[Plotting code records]
==================================================
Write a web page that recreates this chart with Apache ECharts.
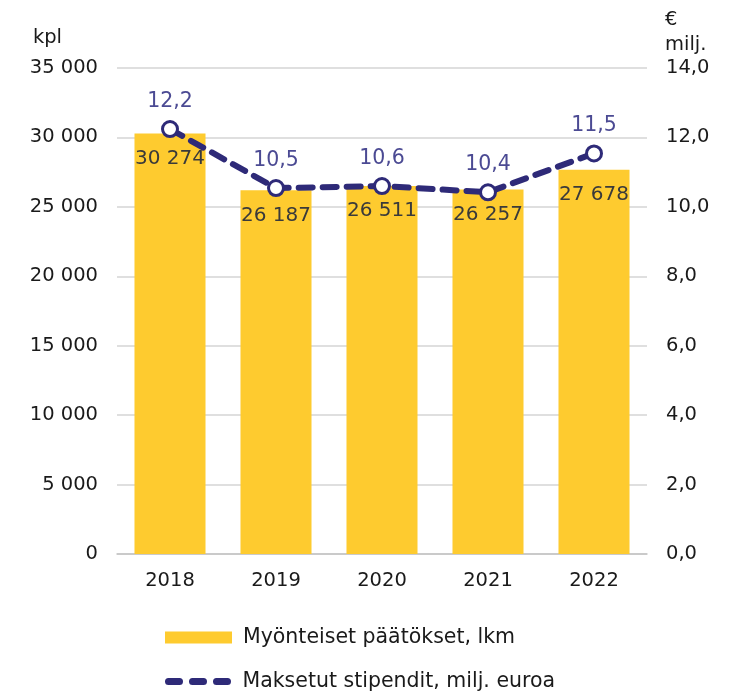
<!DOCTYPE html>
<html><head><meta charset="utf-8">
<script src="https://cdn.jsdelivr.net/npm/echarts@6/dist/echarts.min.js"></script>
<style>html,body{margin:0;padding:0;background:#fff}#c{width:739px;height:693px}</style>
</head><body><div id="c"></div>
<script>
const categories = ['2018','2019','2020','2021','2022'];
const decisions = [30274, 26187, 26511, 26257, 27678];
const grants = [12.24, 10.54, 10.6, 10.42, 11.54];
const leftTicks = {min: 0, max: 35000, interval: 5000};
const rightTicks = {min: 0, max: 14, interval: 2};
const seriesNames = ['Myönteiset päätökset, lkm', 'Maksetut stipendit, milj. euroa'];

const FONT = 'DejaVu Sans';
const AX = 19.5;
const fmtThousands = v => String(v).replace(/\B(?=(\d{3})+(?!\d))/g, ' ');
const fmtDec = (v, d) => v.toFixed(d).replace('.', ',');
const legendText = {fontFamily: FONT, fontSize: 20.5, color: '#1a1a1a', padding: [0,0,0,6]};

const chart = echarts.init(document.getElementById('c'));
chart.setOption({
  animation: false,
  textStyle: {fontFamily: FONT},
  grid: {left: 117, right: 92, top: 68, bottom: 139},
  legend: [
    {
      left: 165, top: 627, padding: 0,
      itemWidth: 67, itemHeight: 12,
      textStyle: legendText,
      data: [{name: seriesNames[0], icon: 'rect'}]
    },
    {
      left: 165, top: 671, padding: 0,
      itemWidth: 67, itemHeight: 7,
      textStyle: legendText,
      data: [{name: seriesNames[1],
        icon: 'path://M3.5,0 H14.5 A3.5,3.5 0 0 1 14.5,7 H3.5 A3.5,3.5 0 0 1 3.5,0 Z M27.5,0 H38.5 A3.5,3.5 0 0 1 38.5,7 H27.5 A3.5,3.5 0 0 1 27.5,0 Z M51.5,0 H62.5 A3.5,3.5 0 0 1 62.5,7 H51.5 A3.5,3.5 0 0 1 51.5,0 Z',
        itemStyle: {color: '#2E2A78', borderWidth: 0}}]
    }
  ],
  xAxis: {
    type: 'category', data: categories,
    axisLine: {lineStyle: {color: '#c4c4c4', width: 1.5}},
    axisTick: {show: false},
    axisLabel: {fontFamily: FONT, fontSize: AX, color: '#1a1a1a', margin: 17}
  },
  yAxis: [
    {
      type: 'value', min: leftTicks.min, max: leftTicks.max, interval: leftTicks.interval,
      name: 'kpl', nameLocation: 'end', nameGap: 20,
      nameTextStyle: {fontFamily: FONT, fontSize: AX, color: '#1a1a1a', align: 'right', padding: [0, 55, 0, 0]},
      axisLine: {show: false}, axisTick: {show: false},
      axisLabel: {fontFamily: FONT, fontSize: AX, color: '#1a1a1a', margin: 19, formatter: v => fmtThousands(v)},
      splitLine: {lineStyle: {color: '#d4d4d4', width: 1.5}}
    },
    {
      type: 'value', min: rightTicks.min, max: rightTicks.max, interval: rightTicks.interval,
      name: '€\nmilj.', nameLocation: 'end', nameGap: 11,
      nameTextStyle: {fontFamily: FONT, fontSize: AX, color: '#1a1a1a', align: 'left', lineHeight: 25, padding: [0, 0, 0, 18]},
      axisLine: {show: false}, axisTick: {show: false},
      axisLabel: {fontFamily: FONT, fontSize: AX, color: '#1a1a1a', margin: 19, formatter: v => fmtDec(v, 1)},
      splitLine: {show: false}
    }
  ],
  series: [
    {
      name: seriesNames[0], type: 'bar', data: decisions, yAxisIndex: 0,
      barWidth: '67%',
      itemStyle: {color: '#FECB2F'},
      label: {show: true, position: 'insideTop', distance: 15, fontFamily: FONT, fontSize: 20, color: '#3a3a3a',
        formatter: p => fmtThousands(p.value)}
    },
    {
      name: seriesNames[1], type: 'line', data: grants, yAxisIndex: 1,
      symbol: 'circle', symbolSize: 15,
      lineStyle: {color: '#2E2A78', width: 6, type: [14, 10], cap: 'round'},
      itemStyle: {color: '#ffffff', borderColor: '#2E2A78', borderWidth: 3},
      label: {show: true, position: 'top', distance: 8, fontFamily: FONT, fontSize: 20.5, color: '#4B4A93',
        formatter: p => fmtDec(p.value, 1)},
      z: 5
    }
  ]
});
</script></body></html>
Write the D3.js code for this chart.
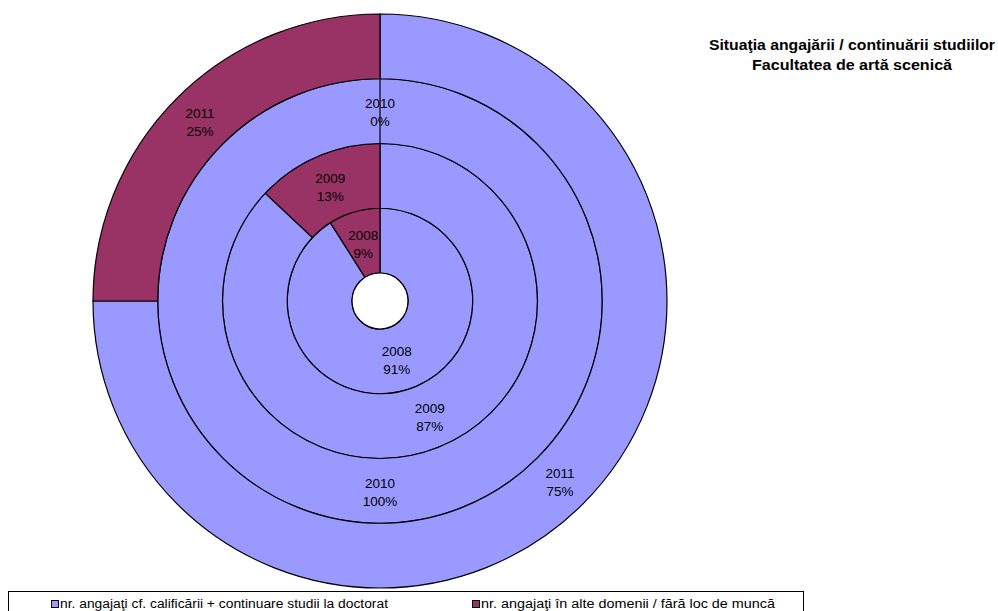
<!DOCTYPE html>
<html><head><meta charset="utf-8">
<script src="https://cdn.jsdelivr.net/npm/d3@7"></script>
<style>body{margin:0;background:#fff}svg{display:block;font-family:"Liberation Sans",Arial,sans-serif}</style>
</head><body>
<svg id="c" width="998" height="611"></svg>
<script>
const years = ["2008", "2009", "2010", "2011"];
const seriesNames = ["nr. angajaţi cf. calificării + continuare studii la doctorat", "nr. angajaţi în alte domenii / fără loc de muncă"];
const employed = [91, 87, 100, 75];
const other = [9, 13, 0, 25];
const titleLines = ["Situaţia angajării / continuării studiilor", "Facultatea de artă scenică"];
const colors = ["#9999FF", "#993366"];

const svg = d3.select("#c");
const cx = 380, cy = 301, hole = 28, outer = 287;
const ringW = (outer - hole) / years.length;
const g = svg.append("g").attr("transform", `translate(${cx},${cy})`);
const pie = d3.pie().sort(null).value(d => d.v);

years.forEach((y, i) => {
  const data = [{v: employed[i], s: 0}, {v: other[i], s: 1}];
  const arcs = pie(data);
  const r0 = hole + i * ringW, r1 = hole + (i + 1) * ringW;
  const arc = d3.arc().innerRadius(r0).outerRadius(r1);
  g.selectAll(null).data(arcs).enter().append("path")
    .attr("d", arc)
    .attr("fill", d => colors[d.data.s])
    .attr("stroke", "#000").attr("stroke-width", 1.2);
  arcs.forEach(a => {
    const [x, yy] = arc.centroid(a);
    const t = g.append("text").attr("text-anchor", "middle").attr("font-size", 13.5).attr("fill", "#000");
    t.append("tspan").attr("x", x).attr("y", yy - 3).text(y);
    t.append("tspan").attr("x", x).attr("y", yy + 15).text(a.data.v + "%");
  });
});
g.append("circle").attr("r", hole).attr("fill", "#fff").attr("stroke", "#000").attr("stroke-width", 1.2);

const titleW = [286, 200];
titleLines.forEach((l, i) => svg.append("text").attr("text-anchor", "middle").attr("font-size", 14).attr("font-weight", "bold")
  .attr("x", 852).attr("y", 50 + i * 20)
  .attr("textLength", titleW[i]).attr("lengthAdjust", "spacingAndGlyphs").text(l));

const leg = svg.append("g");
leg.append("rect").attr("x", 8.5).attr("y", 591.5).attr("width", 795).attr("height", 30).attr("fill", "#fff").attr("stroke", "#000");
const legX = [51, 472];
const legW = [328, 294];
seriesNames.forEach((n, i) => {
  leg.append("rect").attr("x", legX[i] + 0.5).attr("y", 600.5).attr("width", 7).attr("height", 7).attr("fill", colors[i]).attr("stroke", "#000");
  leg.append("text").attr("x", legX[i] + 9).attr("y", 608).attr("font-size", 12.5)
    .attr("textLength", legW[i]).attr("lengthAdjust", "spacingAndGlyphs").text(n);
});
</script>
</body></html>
==================================================
- **TO BE DONE**
Each entry gets copied exactly; the pictures stay out.

- **ANSWER FOR THIS EXERCISE**
Write a web page that recreates this chart with Apache ECharts.
<!DOCTYPE html>
<html><head><meta charset="utf-8">
<script src="https://cdn.jsdelivr.net/npm/echarts@6/dist/echarts.min.js"></script>
<style>html,body{margin:0;padding:0;background:#fff}#c{width:739px;height:693px}</style>
</head><body><div id="c"></div>
<script>
const categories = ['2018','2019','2020','2021','2022'];
const decisions = [30274, 26187, 26511, 26257, 27678];
const grants = [12.24, 10.54, 10.6, 10.42, 11.54];
const leftTicks = {min: 0, max: 35000, interval: 5000};
const rightTicks = {min: 0, max: 14, interval: 2};
const seriesNames = ['Myönteiset päätökset, lkm', 'Maksetut stipendit, milj. euroa'];

const FONT = 'DejaVu Sans';
const AX = 19.5;
const fmtThousands = v => String(v).replace(/\B(?=(\d{3})+(?!\d))/g, ' ');
const fmtDec = (v, d) => v.toFixed(d).replace('.', ',');
const legendText = {fontFamily: FONT, fontSize: 20.5, color: '#1a1a1a', padding: [0,0,0,6]};

const chart = echarts.init(document.getElementById('c'));
chart.setOption({
  animation: false,
  textStyle: {fontFamily: FONT},
  grid: {left: 117, right: 92, top: 68, bottom: 139},
  legend: [
    {
      left: 165, top: 627, padding: 0,
      itemWidth: 67, itemHeight: 12,
      textStyle: legendText,
      data: [{name: seriesNames[0], icon: 'rect'}]
    },
    {
      left: 165, top: 671, padding: 0,
      itemWidth: 67, itemHeight: 7,
      textStyle: legendText,
      data: [{name: seriesNames[1],
        icon: 'path://M3.5,0 H14.5 A3.5,3.5 0 0 1 14.5,7 H3.5 A3.5,3.5 0 0 1 3.5,0 Z M27.5,0 H38.5 A3.5,3.5 0 0 1 38.5,7 H27.5 A3.5,3.5 0 0 1 27.5,0 Z M51.5,0 H62.5 A3.5,3.5 0 0 1 62.5,7 H51.5 A3.5,3.5 0 0 1 51.5,0 Z',
        itemStyle: {color: '#2E2A78', borderWidth: 0}}]
    }
  ],
  xAxis: {
    type: 'category', data: categories,
    axisLine: {lineStyle: {color: '#c4c4c4', width: 1.5}},
    axisTick: {show: false},
    axisLabel: {fontFamily: FONT, fontSize: AX, color: '#1a1a1a', margin: 17}
  },
  yAxis: [
    {
      type: 'value', min: leftTicks.min, max: leftTicks.max, interval: leftTicks.interval,
      name: 'kpl', nameLocation: 'end', nameGap: 20,
      nameTextStyle: {fontFamily: FONT, fontSize: AX, color: '#1a1a1a', align: 'right', padding: [0, 55, 0, 0]},
      axisLine: {show: false}, axisTick: {show: false},
      axisLabel: {fontFamily: FONT, fontSize: AX, color: '#1a1a1a', margin: 19, formatter: v => fmtThousands(v)},
      splitLine: {lineStyle: {color: '#d4d4d4', width: 1.5}}
    },
    {
      type: 'value', min: rightTicks.min, max: rightTicks.max, interval: rightTicks.interval,
      name: '€\nmilj.', nameLocation: 'end', nameGap: 11,
      nameTextStyle: {fontFamily: FONT, fontSize: AX, color: '#1a1a1a', align: 'left', lineHeight: 25, padding: [0, 0, 0, 18]},
      axisLine: {show: false}, axisTick: {show: false},
      axisLabel: {fontFamily: FONT, fontSize: AX, color: '#1a1a1a', margin: 19, formatter: v => fmtDec(v, 1)},
      splitLine: {show: false}
    }
  ],
  series: [
    {
      name: seriesNames[0], type: 'bar', data: decisions, yAxisIndex: 0,
      barWidth: '67%',
      itemStyle: {color: '#FECB2F'},
      label: {show: true, position: 'insideTop', distance: 15, fontFamily: FONT, fontSize: 20, color: '#3a3a3a',
        formatter: p => fmtThousands(p.value)}
    },
    {
      name: seriesNames[1], type: 'line', data: grants, yAxisIndex: 1,
      symbol: 'circle', symbolSize: 15,
      lineStyle: {color: '#2E2A78', width: 6, type: [14, 10], cap: 'round'},
      itemStyle: {color: '#ffffff', borderColor: '#2E2A78', borderWidth: 3},
      label: {show: true, position: 'top', distance: 8, fontFamily: FONT, fontSize: 20.5, color: '#4B4A93',
        formatter: p => fmtDec(p.value, 1)},
      z: 5
    }
  ]
});
</script></body></html>
Write the D3.js code for this chart.
<!DOCTYPE html>
<html><head><meta charset="utf-8">
<script src="https://cdn.jsdelivr.net/npm/d3@7"></script>
<style>body{margin:0;background:#fff}svg{display:block;font-family:"Liberation Sans",Arial,sans-serif}</style>
</head><body>
<svg id="c" width="998" height="611"></svg>
<script>
const years = ["2008", "2009", "2010", "2011"];
const seriesNames = ["nr. angajaţi cf. calificării + continuare studii la doctorat", "nr. angajaţi în alte domenii / fără loc de muncă"];
const employed = [91, 87, 100, 75];
const other = [9, 13, 0, 25];
const titleLines = ["Situaţia angajării / continuării studiilor", "Facultatea de artă scenică"];
const colors = ["#9999FF", "#993366"];

const svg = d3.select("#c");
const cx = 380, cy = 301, hole = 28, outer = 287;
const ringW = (outer - hole) / years.length;
const g = svg.append("g").attr("transform", `translate(${cx},${cy})`);
const pie = d3.pie().sort(null).value(d => d.v);

years.forEach((y, i) => {
  const data = [{v: employed[i], s: 0}, {v: other[i], s: 1}];
  const arcs = pie(data);
  const r0 = hole + i * ringW, r1 = hole + (i + 1) * ringW;
  const arc = d3.arc().innerRadius(r0).outerRadius(r1);
  g.selectAll(null).data(arcs).enter().append("path")
    .attr("d", arc)
    .attr("fill", d => colors[d.data.s])
    .attr("stroke", "#000").attr("stroke-width", 1.2);
  arcs.forEach(a => {
    const [x, yy] = arc.centroid(a);
    const t = g.append("text").attr("text-anchor", "middle").attr("font-size", 13.5).attr("fill", "#000");
    t.append("tspan").attr("x", x).attr("y", yy - 3).text(y);
    t.append("tspan").attr("x", x).attr("y", yy + 15).text(a.data.v + "%");
  });
});
g.append("circle").attr("r", hole).attr("fill", "#fff").attr("stroke", "#000").attr("stroke-width", 1.2);

const titleW = [286, 200];
titleLines.forEach((l, i) => svg.append("text").attr("text-anchor", "middle").attr("font-size", 14).attr("font-weight", "bold")
  .attr("x", 852).attr("y", 50 + i * 20)
  .attr("textLength", titleW[i]).attr("lengthAdjust", "spacingAndGlyphs").text(l));

const leg = svg.append("g");
leg.append("rect").attr("x", 8.5).attr("y", 591.5).attr("width", 795).attr("height", 30).attr("fill", "#fff").attr("stroke", "#000");
const legX = [51, 472];
const legW = [328, 294];
seriesNames.forEach((n, i) => {
  leg.append("rect").attr("x", legX[i] + 0.5).attr("y", 600.5).attr("width", 7).attr("height", 7).attr("fill", colors[i]).attr("stroke", "#000");
  leg.append("text").attr("x", legX[i] + 9).attr("y", 608).attr("font-size", 12.5)
    .attr("textLength", legW[i]).attr("lengthAdjust", "spacingAndGlyphs").text(n);
});
</script>
</body></html>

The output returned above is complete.